→ **WORK TO BE COMPLETED**: Copy from the first line below down to and including the line with "2013.36, 2015.82, 2018.24];". Skip the pictures.

(Source code of charts)
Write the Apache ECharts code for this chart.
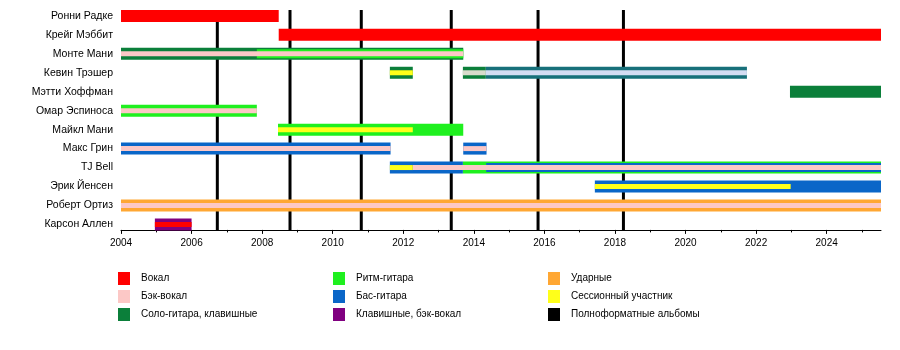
<!DOCTYPE html>
<html>
<head>
<meta charset="utf-8">
<script src="https://cdn.jsdelivr.net/npm/echarts@6/dist/echarts.min.js"></script>
<style>html,body{margin:0;padding:0;background:#fff}#c{width:900px;height:350px}</style>
</head>
<body>
<div id="c"></div>
<script>
// ---- data ----
const members = ['Ронни Радке','Крейг Мэббит','Монте Мани','Кевин Трэшер','Мэтти Хоффман','Омар Эспиноса','Майкл Мани','Макс Грин','TJ Bell','Эрик Йенсен','Роберт Ортиз','Карсон Аллен'];
const axisStart = 2004;
const axisEnd = 2025.54;
const majorTickYears = [2004,2006,2008,2010,2012,2014,2016,2018,2020,2022,2024];
const minorTickYears = [2005,2007,2009,2011,2013,2015,2017,2019,2021,2023,2025];
const albumDates = [2006.73, 2008.79, 2010.81, 2013.36, 2015.82, 2018.24];

// [member, start, end, role]
const mainBars = [
  ['Ронни Радке', 2004, 2008.47, 'vocal'],
  ['Крейг Мэббит', 2008.47, 2025.54, 'vocal'],
  ['Монте Мани', 2004, 2013.70, 'lead'],
  ['Кевин Трэшер', 2011.62, 2012.27, 'lead'],
  ['Кевин Трэшер', 2013.69, 2014.34, 'lead'],
  ['Кевин Трэшер', 2014.34, 2021.74, 'leadLate'],
  ['Мэтти Хоффман', 2022.96, 2025.54, 'lead'],
  ['Омар Эспиноса', 2004, 2007.85, 'rhythm'],
  ['Майкл Мани', 2008.45, 2013.70, 'rhythm'],
  ['Макс Грин', 2004, 2011.64, 'bass'],
  ['Макс Грин', 2013.70, 2014.36, 'bass'],
  ['TJ Bell', 2011.62, 2013.69, 'bass'],
  ['TJ Bell', 2013.69, 2025.54, 'rhythm'],
  ['Эрик Йенсен', 2017.43, 2025.54, 'bass'],
  ['Роберт Ортиз', 2004, 2025.54, 'drums'],
  ['Карсон Аллен', 2004.96, 2006.0, 'keys']
];
const innerBars = [
  ['Монте Мани', 2007.85, 2013.70, 'rhythm'],
  ['TJ Bell', 2014.35, 2025.54, 'bass']
];
const centreBars = [
  ['Монте Мани', 2004, 2013.70, 'backing'],
  ['Кевин Трэшер', 2011.62, 2012.27, 'session'],
  ['Кевин Трэшер', 2013.69, 2014.34, 'backingLate'],
  ['Кевин Трэшер', 2014.34, 2021.74, 'backingPale'],
  ['Омар Эспиноса', 2004, 2007.85, 'backing'],
  ['Майкл Мани', 2008.45, 2012.27, 'session'],
  ['Макс Грин', 2004, 2011.64, 'backing'],
  ['Макс Грин', 2013.70, 2014.36, 'backing'],
  ['TJ Bell', 2011.62, 2012.27, 'session'],
  ['TJ Bell', 2012.27, 2025.54, 'backing'],
  ['Эрик Йенсен', 2017.43, 2022.98, 'session'],
  ['Роберт Ортиз', 2004, 2025.54, 'backing'],
  ['Карсон Аллен', 2004.96, 2006.0, 'vocal']
];

// ---- styles ----
const roles = [
  {key:'vocal', name:'Вокал', color:'#ff0000'},
  {key:'backing', name:'Бэк-вокал', color:'#fcc8c6'},
  {key:'lead', name:'Соло-гитара, клавишные', color:'#0b7f3a'},
  {key:'rhythm', name:'Ритм-гитара', color:'#1ff01f'},
  {key:'bass', name:'Бас-гитара', color:'#0a66c8'},
  {key:'keys', name:'Клавишные, бэк-вокал', color:'#800080'},
  {key:'drums', name:'Ударные', color:'#ffa733'},
  {key:'session', name:'Сессионный участник', color:'#ffff1a'},
  {key:'leadLate', name:'leadLate', color:'#17707a'},
  {key:'backingLate', name:'backingLate', color:'#d8dccb'},
  {key:'backingPale', name:'backingPale', color:'#d4ddf3'}
];
const layerHeight = [12, 9, 5];
const albumName = 'Полноформатные альбомы';

const layers = [mainBars, innerBars, centreBars];
const series = [];
series.push({
  type:'custom', name: albumName, z:1,
  itemStyle:{color:'#000'},
  data: albumDates.map(d => [d, 0]),
  encode:{x:0, y:1},
  renderItem:(params, api) => {
    const p = api.coord([api.value(0), 0]);
    const cs = params.coordSys;
    return {type:'line', shape:{x1:p[0], y1:cs.y+3.6, x2:p[0], y2:cs.y+cs.height-3.9},
      style:{stroke:'#000', lineWidth:3}};
  }
});
roles.forEach(r => {
  const data = [];
  layers.forEach((arr, li) => arr.forEach(b => {
    if (b[3] === r.key) data.push([b[1], b[2], members.indexOf(b[0]), li]);
  }));
  series.push({
    type:'custom', name:r.name, z:2,
    itemStyle:{color:r.color},
    encode:{x:[0,1], y:2},
    data,
    renderItem:(params, api) => {
      const s = api.coord([api.value(0), api.value(2)]);
      const e = api.coord([api.value(1), api.value(2)]);
      const li = api.value(3);
      const h = layerHeight[li];
      return {type:'rect', z2: li,
        shape:{x:s[0], y:s[1]-h/2, width:e[0]-s[0], height:h},
        style:{fill:r.color}};
    }
  });
});

const legendText = {fontSize:10, color:'#000', fontFamily:'Liberation Sans', padding:[0,0,0,6]};
function legendCol(names, left) {
  return {orient:'vertical', left, top:272, padding:0, itemWidth:12, itemHeight:13, itemGap:5,
    icon:'rect', selectedMode:false, data:names, textStyle:legendText};
}

const chart = echarts.init(document.getElementById('c'), null, {renderer:'canvas'});
chart.setOption({
  animation:false,
  backgroundColor:'#fff',
  grid:{left:121, right:19, top:6.42, bottom:116.1, containLabel:false},
  xAxis:[{
    type:'value', min:axisStart, max:axisEnd, offset:-4,
    axisLine:{show:true, lineStyle:{color:'#000', width:1}},
    axisTick:{show:true, customValues:majorTickYears, length:4, lineStyle:{color:'#000'}},
    axisLabel:{customValues:majorTickYears, formatter:v => String(v), fontSize:10, color:'#000', margin:8, fontFamily:'Liberation Sans'},
    splitLine:{show:false}
  },{
    type:'value', min:axisStart, max:axisEnd, offset:-4, position:'bottom',
    axisLine:{show:false},
    axisTick:{show:true, customValues:minorTickYears, length:2.5, lineStyle:{color:'#000'}},
    axisLabel:{show:false},
    splitLine:{show:false}
  }],
  yAxis:{
    type:'category', data:members, inverse:true,
    axisLine:{show:false}, axisTick:{show:false}, splitLine:{show:false},
    axisLabel:{fontSize:10.5, color:'#000', margin:8, fontFamily:'Liberation Sans'}
  },
  legend:[
    legendCol(['Вокал','Бэк-вокал','Соло-гитара, клавишные'], 118),
    legendCol(['Ритм-гитара','Бас-гитара','Клавишные, бэк-вокал'], 333),
    legendCol(['Ударные','Сессионный участник', albumName], 548)
  ],
  series
});
</script>
</body>
</html>
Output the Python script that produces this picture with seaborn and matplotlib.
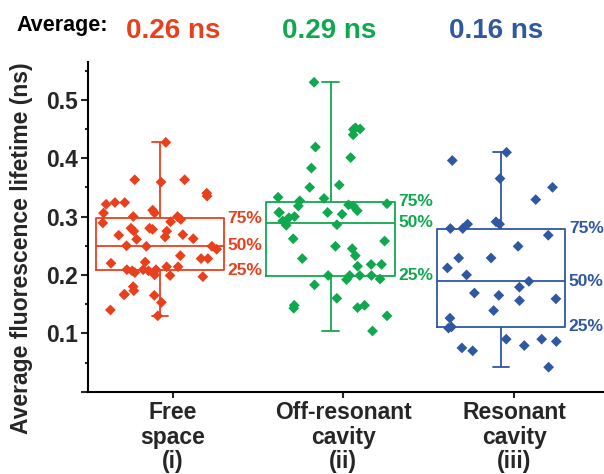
import numpy as np
import pandas as pd
import matplotlib
matplotlib.use("Agg")
import matplotlib.pyplot as plt
import seaborn as sns

# ---------------- data ----------------
groups = ["Free\nspace\n(i)", "Off-resonant\ncavity\n(ii)", "Resonant\ncavity\n(iii)"]
averages = ["0.26 ns", "0.29 ns", "0.16 ns"]
colors = ["#E8401C", "#0FA84F", "#2F57A2"]

free_space = [0.427, 0.363, 0.363, 0.359, 0.340, 0.335, 0.324, 0.324, 0.321, 0.311,
              0.306, 0.306, 0.300, 0.300, 0.295, 0.291, 0.289, 0.275, 0.280, 0.280,
              0.275, 0.269, 0.278, 0.268, 0.265, 0.262, 0.261, 0.250, 0.249, 0.249,
              0.244, 0.233, 0.228, 0.228, 0.222, 0.220, 0.214, 0.214, 0.209, 0.209,
              0.207, 0.209, 0.207, 0.204, 0.200, 0.197, 0.199, 0.173, 0.180, 0.165,
              0.167, 0.166, 0.153, 0.140, 0.130]
off_resonant = [0.530, 0.452, 0.450, 0.449, 0.440, 0.419, 0.401, 0.383, 0.354, 0.350,
                0.331, 0.333, 0.327, 0.322, 0.318, 0.318, 0.320, 0.310, 0.307, 0.304,
                0.307, 0.307, 0.300, 0.298, 0.2925, 0.285, 0.286, 0.262, 0.258, 0.245,
                0.249, 0.233, 0.228, 0.218, 0.218, 0.215, 0.199, 0.199, 0.199, 0.199,
                0.193, 0.192, 0.183, 0.160, 0.148, 0.143, 0.144, 0.148, 0.130, 0.104]
resonant = [0.410, 0.396, 0.365, 0.350, 0.329, 0.287, 0.291, 0.287, 0.2795, 0.2795,
            0.268, 0.249, 0.229, 0.229, 0.212, 0.200, 0.189, 0.179, 0.165, 0.169,
            0.156, 0.159, 0.139, 0.126, 0.109, 0.111, 0.086, 0.090, 0.090, 0.075,
            0.070, 0.079, 0.042]

series = [free_space, off_resonant, resonant]
yticks = [0.0, 0.1, 0.2, 0.3, 0.4, 0.5]
ytick_labels = ["", "0.1", "0.2", "0.3", "0.4", "0.5"]
pct_labels = ["25%", "50%", "75%"]

df = pd.DataFrame({
    "group": np.repeat(groups, [len(s) for s in series]),
    "value": np.concatenate(series),
})

# ---------------- figure ----------------
sns.set_style("ticks")
plt.rcParams["font.family"] = ["Liberation Sans", "DejaVu Sans"]
plt.rcParams["font.weight"] = "bold"

fig = plt.figure(figsize=(6.04, 4.74), dpi=100)
ax = fig.add_axes([0.1457, 0.1736, 0.854, 0.696])

palette = dict(zip(groups, colors))

sns.boxplot(data=df, x="group", y="value", hue="group", order=groups,
            palette=palette, fill=False, saturation=1, width=0.75,
            whis=(0, 100), showfliers=False, linewidth=1.3, legend=False,
            capwidths=0.095, ax=ax)

np.random.seed(3)
sns.stripplot(data=df, x="group", y="value", hue="group", order=groups,
              palette=palette, marker="D", size=5.5, jitter=0.35,
              linewidth=0, legend=False, zorder=3, ax=ax)

# percentile labels to the right of each box
for i, (vals, c) in enumerate(zip(series, colors)):
    qs = np.percentile(vals, [25, 50, 75])
    for q, lab in zip(qs, pct_labels):
        ax.text(i + 0.395, q, lab, color=c, fontsize=12.5, fontweight="bold",
                va="center", ha="left")

ax.set_xlim(-0.42, 2.6)
ax.set_ylim(0, 0.565)
ax.set_yticks(yticks)
ax.set_yticklabels(ytick_labels)
ax.set_yticks(np.arange(0.05, 0.56, 0.1), minor=True)
ax.set_xticks([0.075, 1.075, 2.075])
ax.set_xticklabels(groups, linespacing=1.08)
ax.tick_params(axis="y", which="major", length=5, width=1.5, labelsize=16.5, pad=2)
ax.tick_params(axis="y", which="minor", length=2.5, width=1.5)
ax.tick_params(axis="x", which="major", length=4, width=1.5, labelsize=16.5, pad=3)
for lab in ax.get_xticklabels() + ax.get_yticklabels():
    lab.set_fontweight("bold")

ax.set_xlabel("")
ax.set_ylabel("Average fluorescence lifetime (ns)", fontsize=16.5, fontweight="bold")
ax.yaxis.set_label_coords(-0.106, 0.435)

sns.despine(ax=ax)
for s in ["left", "bottom"]:
    ax.spines[s].set_linewidth(1.5)
    ax.spines[s].set_color("black")

# header with averages
fig.text(62 / 604, 1 - 26 / 474, "Average:", fontsize=15.5, fontweight="bold",
         ha="center", va="center", color="black")
for xc, txt, c in zip([173, 329, 496], averages, colors):
    fig.text(xc / 604, 1 - 31 / 474, txt, fontsize=20, fontweight="bold",
             ha="center", va="center", color=c)

fig.savefig("out.png", dpi=100)
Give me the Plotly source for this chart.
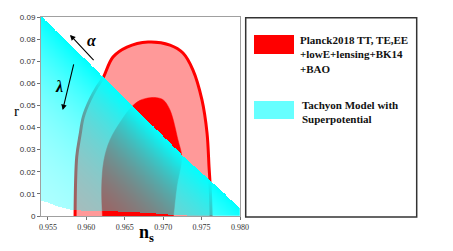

→ **ANSWER BELOW**:
Write the Apache ECharts code for this chart.
<!DOCTYPE html>
<html>
<head>
<meta charset="utf-8">
<script src="https://cdn.jsdelivr.net/npm/echarts@6/dist/echarts.min.js"></script>
<style>html,body{margin:0;padding:0;background:#fff}#c{width:900px;height:350px}</style>
</head>
<body>
<div id="c"></div>
<script>
// ---- data ----
const members = ['Ронни Радке','Крейг Мэббит','Монте Мани','Кевин Трэшер','Мэтти Хоффман','Омар Эспиноса','Майкл Мани','Макс Грин','TJ Bell','Эрик Йенсен','Роберт Ортиз','Карсон Аллен'];
const axisStart = 2004;
const axisEnd = 2025.54;
const majorTickYears = [2004,2006,2008,2010,2012,2014,2016,2018,2020,2022,2024];
const minorTickYears = [2005,2007,2009,2011,2013,2015,2017,2019,2021,2023,2025];
const albumDates = [2006.73, 2008.79, 2010.81, 2013.36, 2015.82, 2018.24];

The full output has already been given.